Show all lines holding "this".

[Source code of charts]
+-------+
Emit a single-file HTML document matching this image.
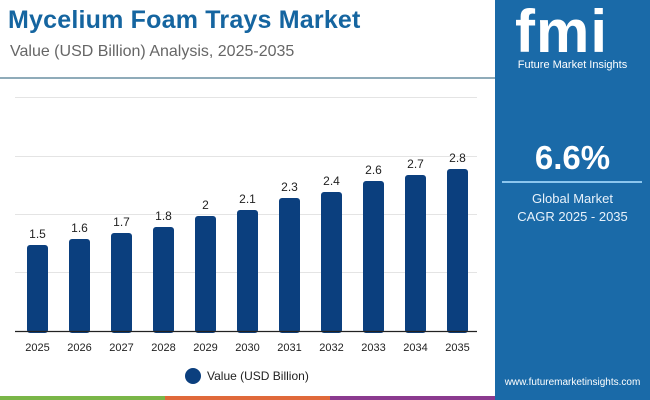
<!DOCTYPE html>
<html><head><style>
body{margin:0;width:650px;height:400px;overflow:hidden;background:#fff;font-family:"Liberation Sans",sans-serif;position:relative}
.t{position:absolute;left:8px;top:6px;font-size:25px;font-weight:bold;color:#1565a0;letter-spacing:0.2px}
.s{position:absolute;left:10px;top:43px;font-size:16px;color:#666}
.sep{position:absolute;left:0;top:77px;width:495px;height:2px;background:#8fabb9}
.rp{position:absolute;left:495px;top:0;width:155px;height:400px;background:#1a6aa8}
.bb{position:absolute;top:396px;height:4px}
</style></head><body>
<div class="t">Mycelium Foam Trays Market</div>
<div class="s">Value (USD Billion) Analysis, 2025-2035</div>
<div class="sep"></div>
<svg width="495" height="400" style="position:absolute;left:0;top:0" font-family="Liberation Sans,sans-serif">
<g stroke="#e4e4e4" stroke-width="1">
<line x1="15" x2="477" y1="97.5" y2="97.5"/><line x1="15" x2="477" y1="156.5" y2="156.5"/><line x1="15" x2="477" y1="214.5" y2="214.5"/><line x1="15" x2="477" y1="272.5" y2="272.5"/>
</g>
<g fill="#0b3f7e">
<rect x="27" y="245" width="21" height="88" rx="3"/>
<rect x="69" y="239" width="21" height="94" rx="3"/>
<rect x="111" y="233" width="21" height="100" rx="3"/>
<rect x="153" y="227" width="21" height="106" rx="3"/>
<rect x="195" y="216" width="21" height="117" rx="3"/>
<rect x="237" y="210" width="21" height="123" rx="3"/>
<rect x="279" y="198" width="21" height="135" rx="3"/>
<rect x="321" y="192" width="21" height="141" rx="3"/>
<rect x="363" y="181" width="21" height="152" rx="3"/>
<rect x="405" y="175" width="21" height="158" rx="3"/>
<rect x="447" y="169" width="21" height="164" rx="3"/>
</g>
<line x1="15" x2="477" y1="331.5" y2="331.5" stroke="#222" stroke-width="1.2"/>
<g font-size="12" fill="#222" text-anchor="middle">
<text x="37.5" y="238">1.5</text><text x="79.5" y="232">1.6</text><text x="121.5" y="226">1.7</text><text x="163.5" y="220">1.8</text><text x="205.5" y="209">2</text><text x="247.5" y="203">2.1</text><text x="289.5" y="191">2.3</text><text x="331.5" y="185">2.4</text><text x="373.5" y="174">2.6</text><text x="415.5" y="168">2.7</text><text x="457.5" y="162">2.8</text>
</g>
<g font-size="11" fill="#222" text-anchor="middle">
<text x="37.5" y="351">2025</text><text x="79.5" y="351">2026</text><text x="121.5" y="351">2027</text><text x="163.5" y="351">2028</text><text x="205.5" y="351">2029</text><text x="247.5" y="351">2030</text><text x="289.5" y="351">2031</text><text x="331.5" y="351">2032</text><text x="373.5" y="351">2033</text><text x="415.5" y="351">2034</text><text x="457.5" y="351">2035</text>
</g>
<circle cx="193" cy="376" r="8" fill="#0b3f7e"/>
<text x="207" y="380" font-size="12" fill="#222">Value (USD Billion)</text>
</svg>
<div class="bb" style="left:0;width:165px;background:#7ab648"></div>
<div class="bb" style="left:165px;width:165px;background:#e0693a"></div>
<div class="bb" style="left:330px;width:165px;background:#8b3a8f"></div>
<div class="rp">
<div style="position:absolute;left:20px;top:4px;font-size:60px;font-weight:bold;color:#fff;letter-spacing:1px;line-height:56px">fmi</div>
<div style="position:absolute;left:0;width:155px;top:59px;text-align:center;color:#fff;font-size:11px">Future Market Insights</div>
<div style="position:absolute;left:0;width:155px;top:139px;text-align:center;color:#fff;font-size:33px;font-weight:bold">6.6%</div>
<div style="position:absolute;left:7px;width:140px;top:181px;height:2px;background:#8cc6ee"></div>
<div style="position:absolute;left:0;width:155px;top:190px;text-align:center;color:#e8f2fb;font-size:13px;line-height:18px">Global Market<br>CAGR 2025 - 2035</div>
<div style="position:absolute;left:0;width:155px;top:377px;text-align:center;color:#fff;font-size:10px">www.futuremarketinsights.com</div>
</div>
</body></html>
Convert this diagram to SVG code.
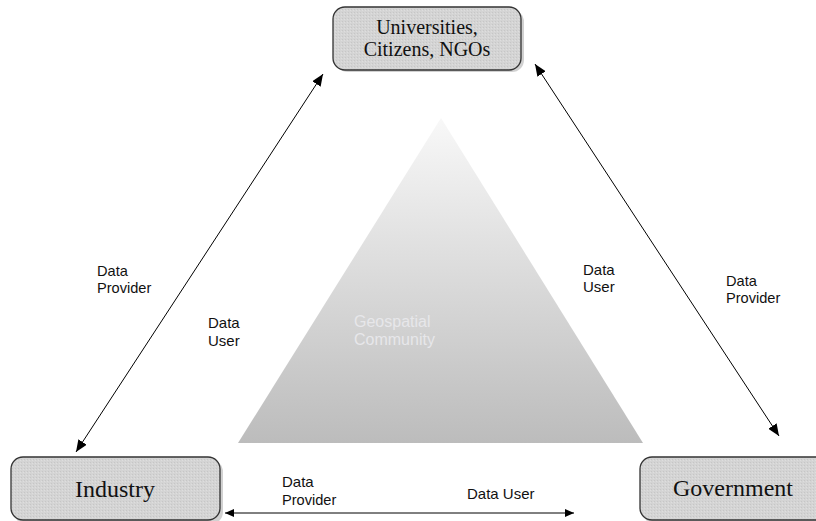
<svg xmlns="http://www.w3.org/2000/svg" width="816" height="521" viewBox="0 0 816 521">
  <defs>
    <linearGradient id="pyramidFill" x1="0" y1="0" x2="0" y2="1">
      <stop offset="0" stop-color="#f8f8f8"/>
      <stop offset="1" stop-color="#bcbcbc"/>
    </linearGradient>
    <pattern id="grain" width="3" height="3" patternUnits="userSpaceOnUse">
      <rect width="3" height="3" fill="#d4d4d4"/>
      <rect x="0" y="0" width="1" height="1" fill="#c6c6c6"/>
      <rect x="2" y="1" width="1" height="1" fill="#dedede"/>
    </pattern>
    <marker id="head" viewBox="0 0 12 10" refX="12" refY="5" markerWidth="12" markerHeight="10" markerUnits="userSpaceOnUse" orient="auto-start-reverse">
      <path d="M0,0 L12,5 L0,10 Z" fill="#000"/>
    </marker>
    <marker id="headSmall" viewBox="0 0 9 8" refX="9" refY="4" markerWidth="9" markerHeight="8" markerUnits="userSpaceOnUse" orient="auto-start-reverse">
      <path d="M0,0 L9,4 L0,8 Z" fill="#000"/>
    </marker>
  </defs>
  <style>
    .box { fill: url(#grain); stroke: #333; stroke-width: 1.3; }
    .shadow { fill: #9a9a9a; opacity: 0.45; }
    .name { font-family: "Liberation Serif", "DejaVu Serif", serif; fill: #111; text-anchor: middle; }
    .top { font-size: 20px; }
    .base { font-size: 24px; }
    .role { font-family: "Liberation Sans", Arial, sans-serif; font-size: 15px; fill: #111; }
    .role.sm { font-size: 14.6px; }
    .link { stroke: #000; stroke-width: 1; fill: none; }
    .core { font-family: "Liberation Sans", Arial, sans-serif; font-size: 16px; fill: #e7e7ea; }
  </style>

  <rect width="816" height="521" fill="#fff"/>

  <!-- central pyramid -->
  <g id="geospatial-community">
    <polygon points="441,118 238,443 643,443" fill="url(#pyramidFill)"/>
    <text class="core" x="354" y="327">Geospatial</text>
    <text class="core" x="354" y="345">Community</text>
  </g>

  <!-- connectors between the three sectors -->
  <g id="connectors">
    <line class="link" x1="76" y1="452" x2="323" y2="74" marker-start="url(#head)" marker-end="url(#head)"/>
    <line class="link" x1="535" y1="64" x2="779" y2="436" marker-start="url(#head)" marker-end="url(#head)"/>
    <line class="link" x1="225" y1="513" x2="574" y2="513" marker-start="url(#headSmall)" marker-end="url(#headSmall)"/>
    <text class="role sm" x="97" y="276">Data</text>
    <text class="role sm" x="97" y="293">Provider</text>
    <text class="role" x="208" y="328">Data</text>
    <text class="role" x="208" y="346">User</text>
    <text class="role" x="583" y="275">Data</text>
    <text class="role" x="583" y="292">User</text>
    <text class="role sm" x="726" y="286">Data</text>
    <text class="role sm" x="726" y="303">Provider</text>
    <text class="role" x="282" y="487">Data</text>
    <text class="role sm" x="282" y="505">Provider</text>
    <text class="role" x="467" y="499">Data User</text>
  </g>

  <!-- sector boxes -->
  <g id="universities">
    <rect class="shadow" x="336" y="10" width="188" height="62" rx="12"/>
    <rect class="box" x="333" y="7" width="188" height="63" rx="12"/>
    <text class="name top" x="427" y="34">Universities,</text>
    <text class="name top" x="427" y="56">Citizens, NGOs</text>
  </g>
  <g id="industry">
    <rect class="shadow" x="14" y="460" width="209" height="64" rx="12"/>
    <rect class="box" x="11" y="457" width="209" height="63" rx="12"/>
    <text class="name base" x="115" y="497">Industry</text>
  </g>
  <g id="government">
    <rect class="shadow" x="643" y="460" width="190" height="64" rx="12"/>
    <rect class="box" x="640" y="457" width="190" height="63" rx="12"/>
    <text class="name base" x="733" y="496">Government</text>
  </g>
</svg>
+-------+
▶ **Result**
Emit a single-file HTML document matching this image.
Convert this diagram to SVG code.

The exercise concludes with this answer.